There are differing opinions about people who express their point of view in a careful and gentle manner, especially when the subject is controversial. Some will say these people are fakes and hypocrites, because they choose their words to please other people; as a result, their honesty is doubted.
Others, however, don’t agree with this assessment. They believe that these people are just more attentive and shy away from intrusiveness and asperity. Yes, they are careful with their choice of words, because they wouldn’t ever want to hurt other people.
It might seem that spontaneous and outspoken people defend their points of view more passionately, while gentler people seem to be “on the fence,” and less interested in taking a stand. Although this is often true, it’s not that easy to assess which behavior is more appropriate. This subject involves not only moral issues, but also the effectiveness of communication between people.

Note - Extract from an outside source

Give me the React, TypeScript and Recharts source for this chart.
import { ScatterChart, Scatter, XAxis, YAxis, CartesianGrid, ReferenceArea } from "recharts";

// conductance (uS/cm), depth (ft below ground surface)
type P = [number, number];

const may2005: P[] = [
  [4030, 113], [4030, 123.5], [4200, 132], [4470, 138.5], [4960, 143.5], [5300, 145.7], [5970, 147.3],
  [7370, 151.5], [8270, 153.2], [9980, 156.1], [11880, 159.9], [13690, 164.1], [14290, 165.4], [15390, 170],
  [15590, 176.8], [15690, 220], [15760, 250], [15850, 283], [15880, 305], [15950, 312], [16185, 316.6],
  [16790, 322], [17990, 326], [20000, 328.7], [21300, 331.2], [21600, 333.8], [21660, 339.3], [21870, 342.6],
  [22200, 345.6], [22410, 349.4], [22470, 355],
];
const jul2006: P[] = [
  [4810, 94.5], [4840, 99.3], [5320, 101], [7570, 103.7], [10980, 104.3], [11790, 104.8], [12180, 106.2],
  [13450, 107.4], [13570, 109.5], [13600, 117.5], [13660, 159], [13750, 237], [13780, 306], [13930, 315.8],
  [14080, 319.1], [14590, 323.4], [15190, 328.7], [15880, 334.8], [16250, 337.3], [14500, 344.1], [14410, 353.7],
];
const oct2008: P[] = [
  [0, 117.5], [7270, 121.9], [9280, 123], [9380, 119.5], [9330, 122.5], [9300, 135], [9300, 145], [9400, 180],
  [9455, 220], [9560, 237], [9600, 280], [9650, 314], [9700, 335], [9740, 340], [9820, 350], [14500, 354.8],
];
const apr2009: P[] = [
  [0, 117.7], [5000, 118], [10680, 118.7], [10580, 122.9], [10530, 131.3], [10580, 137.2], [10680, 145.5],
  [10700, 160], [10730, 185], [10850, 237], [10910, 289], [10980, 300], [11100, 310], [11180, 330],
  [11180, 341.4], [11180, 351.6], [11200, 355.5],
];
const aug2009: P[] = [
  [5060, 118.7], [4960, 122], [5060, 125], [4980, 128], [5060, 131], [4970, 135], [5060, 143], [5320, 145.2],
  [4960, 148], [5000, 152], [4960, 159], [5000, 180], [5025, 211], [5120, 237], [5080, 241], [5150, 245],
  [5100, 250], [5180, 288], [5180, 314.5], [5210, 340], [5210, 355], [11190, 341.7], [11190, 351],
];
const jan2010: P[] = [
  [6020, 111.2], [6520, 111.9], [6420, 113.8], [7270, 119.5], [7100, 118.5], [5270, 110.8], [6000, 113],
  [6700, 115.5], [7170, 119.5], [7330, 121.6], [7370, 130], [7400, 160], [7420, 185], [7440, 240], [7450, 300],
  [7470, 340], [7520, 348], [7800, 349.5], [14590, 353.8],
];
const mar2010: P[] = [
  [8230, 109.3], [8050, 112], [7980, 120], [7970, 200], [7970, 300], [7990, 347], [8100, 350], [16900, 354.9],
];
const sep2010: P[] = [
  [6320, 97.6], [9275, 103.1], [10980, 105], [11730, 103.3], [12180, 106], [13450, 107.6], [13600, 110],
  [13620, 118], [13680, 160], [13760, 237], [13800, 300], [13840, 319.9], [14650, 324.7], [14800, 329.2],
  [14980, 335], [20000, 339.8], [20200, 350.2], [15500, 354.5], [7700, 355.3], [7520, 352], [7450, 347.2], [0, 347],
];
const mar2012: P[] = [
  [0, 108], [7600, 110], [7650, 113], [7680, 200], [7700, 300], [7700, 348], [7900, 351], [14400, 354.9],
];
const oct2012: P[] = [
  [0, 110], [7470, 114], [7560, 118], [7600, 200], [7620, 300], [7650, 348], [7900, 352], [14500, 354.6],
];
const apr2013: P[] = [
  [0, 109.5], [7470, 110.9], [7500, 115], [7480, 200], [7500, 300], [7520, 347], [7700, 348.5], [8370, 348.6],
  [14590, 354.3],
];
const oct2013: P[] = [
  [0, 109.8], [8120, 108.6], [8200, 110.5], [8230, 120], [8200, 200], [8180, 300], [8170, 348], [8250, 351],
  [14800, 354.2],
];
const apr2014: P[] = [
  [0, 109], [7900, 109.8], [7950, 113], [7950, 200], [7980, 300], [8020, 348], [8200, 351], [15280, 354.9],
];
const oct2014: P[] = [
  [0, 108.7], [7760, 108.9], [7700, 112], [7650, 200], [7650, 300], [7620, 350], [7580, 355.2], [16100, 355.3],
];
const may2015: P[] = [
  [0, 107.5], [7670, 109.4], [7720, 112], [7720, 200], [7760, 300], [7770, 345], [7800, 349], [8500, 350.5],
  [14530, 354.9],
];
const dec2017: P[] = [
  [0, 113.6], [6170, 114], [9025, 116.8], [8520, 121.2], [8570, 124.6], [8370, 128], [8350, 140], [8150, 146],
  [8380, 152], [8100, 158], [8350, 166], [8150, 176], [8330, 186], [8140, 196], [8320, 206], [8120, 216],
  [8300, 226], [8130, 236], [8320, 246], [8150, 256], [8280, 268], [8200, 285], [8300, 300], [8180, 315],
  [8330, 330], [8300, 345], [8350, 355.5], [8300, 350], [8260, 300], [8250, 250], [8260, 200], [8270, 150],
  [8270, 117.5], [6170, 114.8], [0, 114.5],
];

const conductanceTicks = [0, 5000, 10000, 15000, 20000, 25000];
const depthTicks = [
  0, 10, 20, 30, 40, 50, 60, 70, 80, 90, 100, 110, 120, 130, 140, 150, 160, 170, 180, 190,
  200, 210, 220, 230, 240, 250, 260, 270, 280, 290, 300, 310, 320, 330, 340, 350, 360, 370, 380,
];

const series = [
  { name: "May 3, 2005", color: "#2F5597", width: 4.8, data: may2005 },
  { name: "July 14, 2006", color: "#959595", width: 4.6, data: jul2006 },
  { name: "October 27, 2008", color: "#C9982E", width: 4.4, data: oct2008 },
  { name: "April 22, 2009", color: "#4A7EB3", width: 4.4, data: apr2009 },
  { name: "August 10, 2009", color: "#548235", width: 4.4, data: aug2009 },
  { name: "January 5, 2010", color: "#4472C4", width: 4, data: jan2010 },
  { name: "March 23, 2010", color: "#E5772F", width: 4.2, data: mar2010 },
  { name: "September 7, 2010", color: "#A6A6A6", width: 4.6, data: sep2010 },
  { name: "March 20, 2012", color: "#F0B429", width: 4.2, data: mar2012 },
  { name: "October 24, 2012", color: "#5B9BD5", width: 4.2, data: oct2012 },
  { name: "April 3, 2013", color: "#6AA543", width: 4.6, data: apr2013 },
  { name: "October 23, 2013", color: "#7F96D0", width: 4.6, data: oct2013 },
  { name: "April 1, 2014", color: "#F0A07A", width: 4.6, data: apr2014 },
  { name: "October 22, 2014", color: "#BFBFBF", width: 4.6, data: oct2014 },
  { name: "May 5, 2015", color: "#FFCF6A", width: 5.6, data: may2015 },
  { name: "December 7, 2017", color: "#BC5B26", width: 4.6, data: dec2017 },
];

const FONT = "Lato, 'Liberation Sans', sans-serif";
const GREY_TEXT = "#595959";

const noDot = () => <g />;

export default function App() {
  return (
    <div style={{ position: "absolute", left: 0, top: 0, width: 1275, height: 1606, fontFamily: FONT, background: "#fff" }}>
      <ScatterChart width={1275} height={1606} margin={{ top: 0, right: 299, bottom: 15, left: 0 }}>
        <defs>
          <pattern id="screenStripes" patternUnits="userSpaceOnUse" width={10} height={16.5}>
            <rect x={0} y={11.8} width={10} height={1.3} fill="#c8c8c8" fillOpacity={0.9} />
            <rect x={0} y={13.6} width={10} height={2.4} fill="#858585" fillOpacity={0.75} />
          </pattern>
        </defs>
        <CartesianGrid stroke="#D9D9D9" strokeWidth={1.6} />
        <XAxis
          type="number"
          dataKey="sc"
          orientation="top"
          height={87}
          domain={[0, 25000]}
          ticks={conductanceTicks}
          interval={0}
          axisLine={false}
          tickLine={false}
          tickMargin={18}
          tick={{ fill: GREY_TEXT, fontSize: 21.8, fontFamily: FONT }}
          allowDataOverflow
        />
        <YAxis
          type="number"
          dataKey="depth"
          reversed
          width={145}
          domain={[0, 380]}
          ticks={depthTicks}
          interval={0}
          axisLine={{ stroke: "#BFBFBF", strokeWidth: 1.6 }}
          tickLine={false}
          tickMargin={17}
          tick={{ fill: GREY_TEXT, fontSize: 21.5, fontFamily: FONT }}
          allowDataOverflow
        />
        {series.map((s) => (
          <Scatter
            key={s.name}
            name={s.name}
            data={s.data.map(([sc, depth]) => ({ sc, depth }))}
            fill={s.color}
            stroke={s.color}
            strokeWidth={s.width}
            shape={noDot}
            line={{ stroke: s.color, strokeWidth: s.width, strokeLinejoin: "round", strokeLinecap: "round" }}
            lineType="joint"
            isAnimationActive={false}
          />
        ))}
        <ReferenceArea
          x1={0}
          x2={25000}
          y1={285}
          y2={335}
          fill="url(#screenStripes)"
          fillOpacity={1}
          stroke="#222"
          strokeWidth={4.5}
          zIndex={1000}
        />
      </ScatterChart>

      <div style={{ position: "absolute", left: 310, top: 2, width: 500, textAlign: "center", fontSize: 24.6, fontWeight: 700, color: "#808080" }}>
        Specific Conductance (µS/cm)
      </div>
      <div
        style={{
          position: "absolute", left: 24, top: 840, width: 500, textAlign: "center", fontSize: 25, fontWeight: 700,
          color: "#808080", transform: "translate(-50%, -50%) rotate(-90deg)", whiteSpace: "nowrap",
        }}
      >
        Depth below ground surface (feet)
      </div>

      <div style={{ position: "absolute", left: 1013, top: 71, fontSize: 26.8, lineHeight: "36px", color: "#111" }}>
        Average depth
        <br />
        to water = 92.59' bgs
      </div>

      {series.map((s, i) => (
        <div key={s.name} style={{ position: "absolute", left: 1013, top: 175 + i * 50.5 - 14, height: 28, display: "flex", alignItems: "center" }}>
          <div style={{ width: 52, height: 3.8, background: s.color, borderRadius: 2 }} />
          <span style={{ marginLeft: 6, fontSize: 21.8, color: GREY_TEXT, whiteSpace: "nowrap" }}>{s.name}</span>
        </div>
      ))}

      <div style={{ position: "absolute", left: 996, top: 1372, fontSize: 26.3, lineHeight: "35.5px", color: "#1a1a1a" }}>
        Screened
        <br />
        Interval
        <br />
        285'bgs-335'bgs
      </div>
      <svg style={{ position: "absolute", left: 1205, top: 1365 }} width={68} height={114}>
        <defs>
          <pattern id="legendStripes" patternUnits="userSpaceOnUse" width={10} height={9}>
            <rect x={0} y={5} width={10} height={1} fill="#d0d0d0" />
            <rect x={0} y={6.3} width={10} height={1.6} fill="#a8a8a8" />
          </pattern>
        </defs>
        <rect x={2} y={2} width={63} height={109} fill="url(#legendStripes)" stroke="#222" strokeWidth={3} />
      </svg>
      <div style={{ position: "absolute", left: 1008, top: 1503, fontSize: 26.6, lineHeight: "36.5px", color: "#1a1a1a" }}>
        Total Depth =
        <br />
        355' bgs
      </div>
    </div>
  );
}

Morally speaking, being attentive to others should be the predominant concern; honesty and forthrightness do not entitle us to say whatever goes through our minds, as excessive frankness can be hurtful. For instance, if someone meets a friend who seems unwell and says: “Wow, you’re so pale! You look sick!” they’re being honest, but also incredibly insensitive. The fact that they’re true doesn’t make these words any less aggressive: it actually only emphasizes the offense.
I believe that a good way of evaluating an action in life is by its results. If the effect is destructive, the action is harmful, despite any “good intentions.”
The concept of speaking our minds at any cost is even more unjustifiable when it’s used as an excuse to promote communication and understanding. Without a question, human beings are vain, and if offended by words or attitudes, they’ll develop negative feelings toward the person who made them feel that way.
If someone begins sentences by saying things like “you just don’t understand” or “any idiot can see that…” the immediate result is deafness to their words. People will not even bother to hear whatever else they say or will listen just to try to find the weak point in the argument and counterattack.
When we express ourselves, we must always be very careful with our words, because they affect who listens, for better or worse. When communicating, the message received matters just as much as the message sent out. If we want to benefit others and ourselves through communication, this is an important lesson.
Contempt for the person who receives whatever we’re communicating is a form of moral aggression and disrespect, whether deliberate or not. Some people seem to care only about showing the world how perceptive and brilliant they are; they want to come out on top and teach, never learn. But they provoke anger, not admiration, because the art of seduction works in opposite ways.
Alluring men and women make other people feel attractive, interesting and smart. They prefer to listen, rather than establish just how amazing and wonderful they are.
What kind of person wants to get closer to someone whose main goal is to self-promote all the time? Who can stand endless speeches based on empty narcissism? Almost nobody. Contempt for the listener is, in my understanding, the fruit of extreme individualism and it hides an unconscious desire to fail in life.